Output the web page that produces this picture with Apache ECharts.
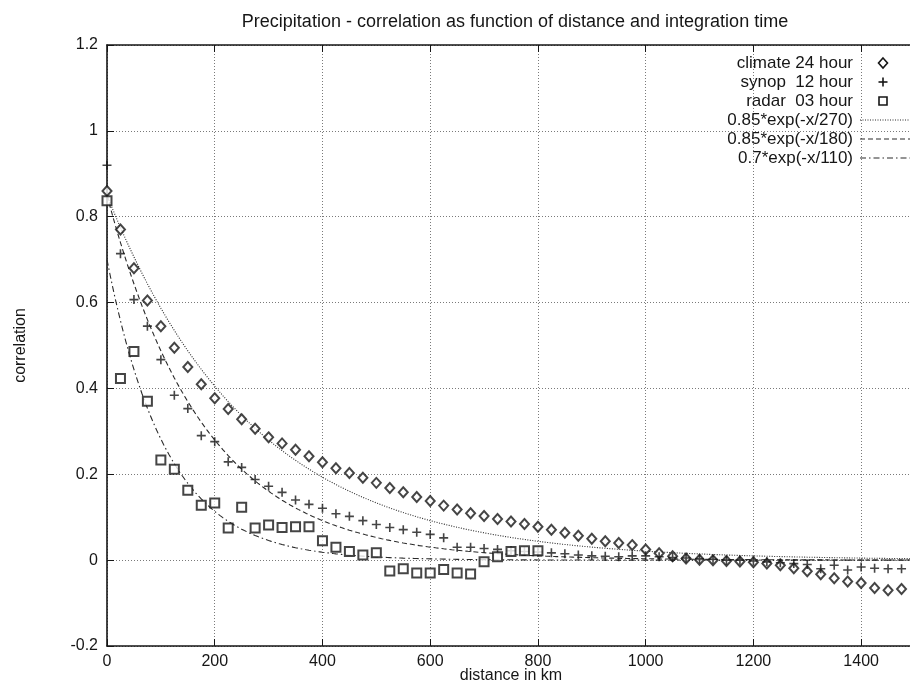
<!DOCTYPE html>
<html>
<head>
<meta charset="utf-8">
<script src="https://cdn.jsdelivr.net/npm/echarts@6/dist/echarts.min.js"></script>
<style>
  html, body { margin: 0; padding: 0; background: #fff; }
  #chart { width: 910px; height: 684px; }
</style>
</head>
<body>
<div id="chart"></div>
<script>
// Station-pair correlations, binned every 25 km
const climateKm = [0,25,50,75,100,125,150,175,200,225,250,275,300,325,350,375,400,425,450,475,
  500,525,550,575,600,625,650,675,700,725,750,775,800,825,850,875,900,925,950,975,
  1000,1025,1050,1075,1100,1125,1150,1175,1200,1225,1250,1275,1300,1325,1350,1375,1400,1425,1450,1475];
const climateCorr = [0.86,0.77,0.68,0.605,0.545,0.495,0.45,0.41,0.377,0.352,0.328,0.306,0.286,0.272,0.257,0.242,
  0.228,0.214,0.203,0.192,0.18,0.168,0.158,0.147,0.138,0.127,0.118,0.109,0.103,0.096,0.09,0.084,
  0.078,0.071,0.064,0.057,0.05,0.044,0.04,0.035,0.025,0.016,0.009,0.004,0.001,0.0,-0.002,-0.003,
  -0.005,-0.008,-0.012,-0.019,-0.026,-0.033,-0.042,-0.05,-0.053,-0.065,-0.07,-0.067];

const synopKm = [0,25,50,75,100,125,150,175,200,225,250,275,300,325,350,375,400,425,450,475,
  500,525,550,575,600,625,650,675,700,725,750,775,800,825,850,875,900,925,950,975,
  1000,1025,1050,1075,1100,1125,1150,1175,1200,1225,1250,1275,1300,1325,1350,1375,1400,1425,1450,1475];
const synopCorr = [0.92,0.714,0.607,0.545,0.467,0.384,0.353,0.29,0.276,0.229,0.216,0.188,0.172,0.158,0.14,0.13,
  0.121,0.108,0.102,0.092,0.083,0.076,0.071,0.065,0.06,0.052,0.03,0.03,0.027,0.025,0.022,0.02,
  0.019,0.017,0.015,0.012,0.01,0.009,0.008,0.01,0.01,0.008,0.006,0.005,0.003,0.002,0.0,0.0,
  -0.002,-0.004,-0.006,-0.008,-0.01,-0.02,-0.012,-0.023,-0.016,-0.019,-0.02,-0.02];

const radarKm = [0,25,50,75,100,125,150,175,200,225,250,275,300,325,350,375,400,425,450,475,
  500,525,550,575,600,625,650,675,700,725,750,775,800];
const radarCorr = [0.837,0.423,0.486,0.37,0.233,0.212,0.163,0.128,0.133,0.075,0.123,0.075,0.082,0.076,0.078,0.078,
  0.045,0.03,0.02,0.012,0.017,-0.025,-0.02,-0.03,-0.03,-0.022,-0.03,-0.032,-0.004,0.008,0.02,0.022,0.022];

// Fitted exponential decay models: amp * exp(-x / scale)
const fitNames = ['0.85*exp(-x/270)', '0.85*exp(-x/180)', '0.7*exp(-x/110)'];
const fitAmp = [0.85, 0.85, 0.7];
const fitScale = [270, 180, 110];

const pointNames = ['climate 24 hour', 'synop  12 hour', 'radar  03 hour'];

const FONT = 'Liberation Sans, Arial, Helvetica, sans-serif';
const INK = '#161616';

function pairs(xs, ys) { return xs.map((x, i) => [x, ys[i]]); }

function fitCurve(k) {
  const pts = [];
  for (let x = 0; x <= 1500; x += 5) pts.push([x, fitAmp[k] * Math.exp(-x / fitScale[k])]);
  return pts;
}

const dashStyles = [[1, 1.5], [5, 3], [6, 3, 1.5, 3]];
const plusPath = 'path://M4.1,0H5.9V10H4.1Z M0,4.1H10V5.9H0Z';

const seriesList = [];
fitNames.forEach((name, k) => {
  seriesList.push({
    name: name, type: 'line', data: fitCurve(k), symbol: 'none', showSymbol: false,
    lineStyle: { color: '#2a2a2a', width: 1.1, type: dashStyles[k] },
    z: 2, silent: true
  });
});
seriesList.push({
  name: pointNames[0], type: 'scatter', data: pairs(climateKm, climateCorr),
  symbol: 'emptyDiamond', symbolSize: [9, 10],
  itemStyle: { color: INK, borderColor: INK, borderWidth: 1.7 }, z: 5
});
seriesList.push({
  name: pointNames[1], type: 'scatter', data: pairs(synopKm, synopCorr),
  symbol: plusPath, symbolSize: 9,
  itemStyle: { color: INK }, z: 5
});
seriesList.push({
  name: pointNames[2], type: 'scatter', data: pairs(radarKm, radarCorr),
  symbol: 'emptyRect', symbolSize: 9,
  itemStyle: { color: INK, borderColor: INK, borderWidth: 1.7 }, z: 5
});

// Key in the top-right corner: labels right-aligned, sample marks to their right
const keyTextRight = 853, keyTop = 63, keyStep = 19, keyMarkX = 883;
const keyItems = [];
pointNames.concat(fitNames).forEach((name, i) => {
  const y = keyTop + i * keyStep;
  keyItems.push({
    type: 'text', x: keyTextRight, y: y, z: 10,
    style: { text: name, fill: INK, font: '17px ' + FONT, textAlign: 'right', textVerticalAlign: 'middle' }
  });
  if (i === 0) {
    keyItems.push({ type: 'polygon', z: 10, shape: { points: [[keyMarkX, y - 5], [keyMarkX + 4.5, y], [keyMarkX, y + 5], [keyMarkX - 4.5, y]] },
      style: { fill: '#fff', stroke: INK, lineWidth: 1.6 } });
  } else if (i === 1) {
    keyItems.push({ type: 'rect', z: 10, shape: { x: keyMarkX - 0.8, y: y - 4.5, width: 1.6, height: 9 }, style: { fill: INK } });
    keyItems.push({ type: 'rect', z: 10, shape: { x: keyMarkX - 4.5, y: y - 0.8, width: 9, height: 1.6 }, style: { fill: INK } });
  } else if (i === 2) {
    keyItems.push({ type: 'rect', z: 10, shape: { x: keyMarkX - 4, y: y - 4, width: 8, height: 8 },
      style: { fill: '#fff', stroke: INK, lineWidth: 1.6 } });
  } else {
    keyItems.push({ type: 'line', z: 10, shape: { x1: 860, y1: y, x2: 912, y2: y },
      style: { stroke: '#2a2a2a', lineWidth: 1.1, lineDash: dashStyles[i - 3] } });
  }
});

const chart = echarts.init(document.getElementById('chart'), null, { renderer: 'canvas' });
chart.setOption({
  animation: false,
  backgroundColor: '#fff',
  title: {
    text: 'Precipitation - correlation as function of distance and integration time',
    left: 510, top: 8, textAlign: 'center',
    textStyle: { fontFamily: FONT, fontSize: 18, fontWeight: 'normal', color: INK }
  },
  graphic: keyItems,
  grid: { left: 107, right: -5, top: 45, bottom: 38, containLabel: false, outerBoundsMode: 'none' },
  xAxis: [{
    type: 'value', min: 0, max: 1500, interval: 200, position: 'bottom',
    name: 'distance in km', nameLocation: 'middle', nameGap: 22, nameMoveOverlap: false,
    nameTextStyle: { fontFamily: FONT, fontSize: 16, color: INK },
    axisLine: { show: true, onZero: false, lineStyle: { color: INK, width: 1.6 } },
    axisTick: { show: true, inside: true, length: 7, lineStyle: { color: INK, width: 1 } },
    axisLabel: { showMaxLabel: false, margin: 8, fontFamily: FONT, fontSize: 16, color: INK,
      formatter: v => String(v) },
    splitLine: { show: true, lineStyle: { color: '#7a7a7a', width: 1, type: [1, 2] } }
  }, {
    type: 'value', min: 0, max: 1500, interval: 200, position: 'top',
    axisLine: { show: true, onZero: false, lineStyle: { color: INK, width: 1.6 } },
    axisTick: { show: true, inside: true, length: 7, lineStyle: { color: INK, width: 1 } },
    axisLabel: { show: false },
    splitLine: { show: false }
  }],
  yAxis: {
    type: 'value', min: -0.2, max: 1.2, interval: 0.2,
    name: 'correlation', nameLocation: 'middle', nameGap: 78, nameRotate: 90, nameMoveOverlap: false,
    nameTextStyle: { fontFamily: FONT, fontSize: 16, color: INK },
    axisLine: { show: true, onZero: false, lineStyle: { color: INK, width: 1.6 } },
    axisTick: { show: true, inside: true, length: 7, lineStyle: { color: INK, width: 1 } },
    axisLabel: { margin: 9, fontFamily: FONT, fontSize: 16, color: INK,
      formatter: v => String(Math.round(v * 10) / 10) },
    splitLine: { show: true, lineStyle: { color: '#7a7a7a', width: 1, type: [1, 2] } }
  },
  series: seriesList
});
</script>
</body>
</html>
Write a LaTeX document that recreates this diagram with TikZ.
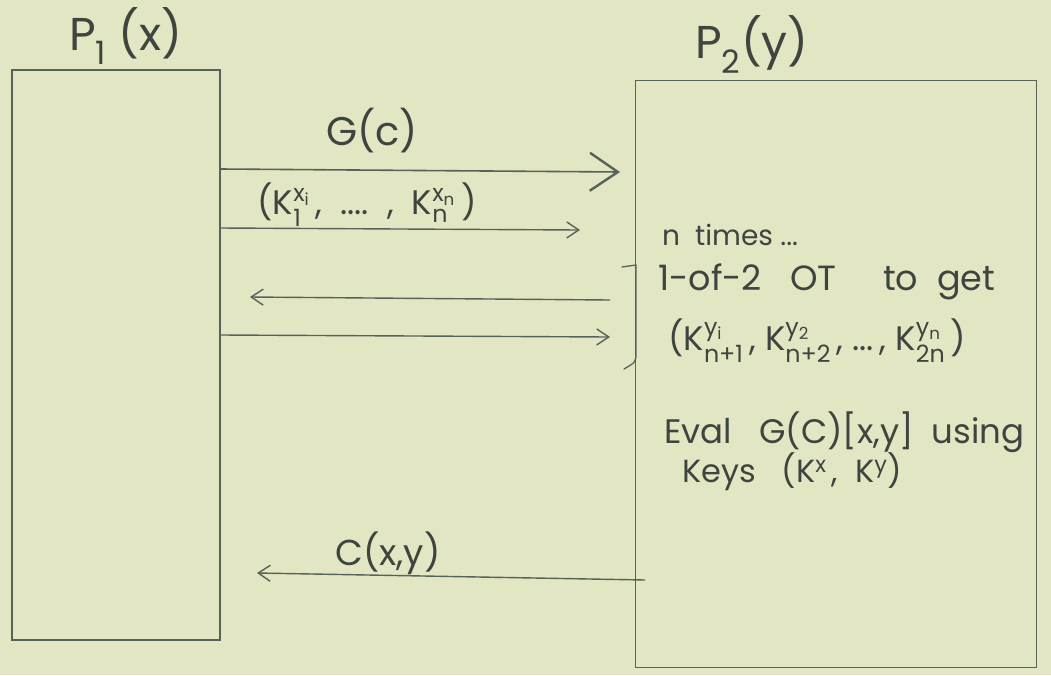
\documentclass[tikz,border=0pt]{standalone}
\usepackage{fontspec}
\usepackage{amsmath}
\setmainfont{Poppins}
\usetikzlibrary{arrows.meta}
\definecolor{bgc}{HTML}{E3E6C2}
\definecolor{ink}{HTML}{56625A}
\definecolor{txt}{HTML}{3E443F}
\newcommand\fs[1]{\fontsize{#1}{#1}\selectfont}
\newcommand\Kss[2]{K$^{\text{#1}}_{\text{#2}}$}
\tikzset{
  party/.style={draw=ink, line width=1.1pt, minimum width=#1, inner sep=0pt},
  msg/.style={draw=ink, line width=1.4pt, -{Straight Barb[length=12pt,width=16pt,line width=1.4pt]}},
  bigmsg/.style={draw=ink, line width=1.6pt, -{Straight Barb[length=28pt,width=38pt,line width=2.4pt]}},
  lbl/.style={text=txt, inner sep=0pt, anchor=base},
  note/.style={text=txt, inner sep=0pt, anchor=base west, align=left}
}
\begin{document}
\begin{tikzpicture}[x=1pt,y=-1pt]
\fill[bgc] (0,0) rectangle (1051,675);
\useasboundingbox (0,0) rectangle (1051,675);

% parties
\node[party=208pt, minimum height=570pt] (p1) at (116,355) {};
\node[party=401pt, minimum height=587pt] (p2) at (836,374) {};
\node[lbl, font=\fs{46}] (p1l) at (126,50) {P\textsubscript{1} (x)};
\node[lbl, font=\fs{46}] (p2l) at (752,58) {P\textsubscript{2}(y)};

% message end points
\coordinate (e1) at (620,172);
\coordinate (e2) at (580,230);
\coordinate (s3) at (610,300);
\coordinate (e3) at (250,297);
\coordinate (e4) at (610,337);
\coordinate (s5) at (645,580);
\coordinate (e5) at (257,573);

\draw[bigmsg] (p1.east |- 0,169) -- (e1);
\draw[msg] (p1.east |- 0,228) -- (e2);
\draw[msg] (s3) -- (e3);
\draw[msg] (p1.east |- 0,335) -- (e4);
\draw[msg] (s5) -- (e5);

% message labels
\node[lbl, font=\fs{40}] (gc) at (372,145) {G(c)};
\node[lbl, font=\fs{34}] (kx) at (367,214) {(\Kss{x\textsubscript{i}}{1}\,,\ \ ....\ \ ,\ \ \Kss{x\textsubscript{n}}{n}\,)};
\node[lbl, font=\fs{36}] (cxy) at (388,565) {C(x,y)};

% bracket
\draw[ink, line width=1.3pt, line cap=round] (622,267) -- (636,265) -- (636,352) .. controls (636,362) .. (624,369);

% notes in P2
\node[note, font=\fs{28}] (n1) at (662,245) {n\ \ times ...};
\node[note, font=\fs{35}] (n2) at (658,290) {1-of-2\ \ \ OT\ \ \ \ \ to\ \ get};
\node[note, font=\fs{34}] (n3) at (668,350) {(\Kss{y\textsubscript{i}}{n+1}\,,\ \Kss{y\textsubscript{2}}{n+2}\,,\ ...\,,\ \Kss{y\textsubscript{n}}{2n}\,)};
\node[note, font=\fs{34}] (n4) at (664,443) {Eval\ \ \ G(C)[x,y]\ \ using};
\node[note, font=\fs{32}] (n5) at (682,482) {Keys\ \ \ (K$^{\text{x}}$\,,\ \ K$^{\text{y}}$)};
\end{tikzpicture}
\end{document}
━━━
Set down the lines running from the one with "Write a LaTeX" through the one with "(e5) at (257,573);", both ends kept, exactly and with no pictures.

Write a LaTeX document that recreates this diagram with TikZ.
\documentclass[tikz,border=0pt]{standalone}
\usepackage{fontspec}
\usepackage{amsmath}
\setmainfont{Poppins}
\usetikzlibrary{arrows.meta}
\definecolor{bgc}{HTML}{E3E6C2}
\definecolor{ink}{HTML}{56625A}
\definecolor{txt}{HTML}{3E443F}
\newcommand\fs[1]{\fontsize{#1}{#1}\selectfont}
\newcommand\Kss[2]{K$^{\text{#1}}_{\text{#2}}$}
\tikzset{
  party/.style={draw=ink, line width=1.1pt, minimum width=#1, inner sep=0pt},
  msg/.style={draw=ink, line width=1.4pt, -{Straight Barb[length=12pt,width=16pt,line width=1.4pt]}},
  bigmsg/.style={draw=ink, line width=1.6pt, -{Straight Barb[length=28pt,width=38pt,line width=2.4pt]}},
  lbl/.style={text=txt, inner sep=0pt, anchor=base},
  note/.style={text=txt, inner sep=0pt, anchor=base west, align=left}
}
\begin{document}
\begin{tikzpicture}[x=1pt,y=-1pt]
\fill[bgc] (0,0) rectangle (1051,675);
\useasboundingbox (0,0) rectangle (1051,675);

% parties
\node[party=208pt, minimum height=570pt] (p1) at (116,355) {};
\node[party=401pt, minimum height=587pt] (p2) at (836,374) {};
\node[lbl, font=\fs{46}] (p1l) at (126,50) {P\textsubscript{1} (x)};
\node[lbl, font=\fs{46}] (p2l) at (752,58) {P\textsubscript{2}(y)};

% message end points
\coordinate (e1) at (620,172);
\coordinate (e2) at (580,230);
\coordinate (s3) at (610,300);
\coordinate (e3) at (250,297);
\coordinate (e4) at (610,337);
\coordinate (s5) at (645,580);
\coordinate (e5) at (257,573);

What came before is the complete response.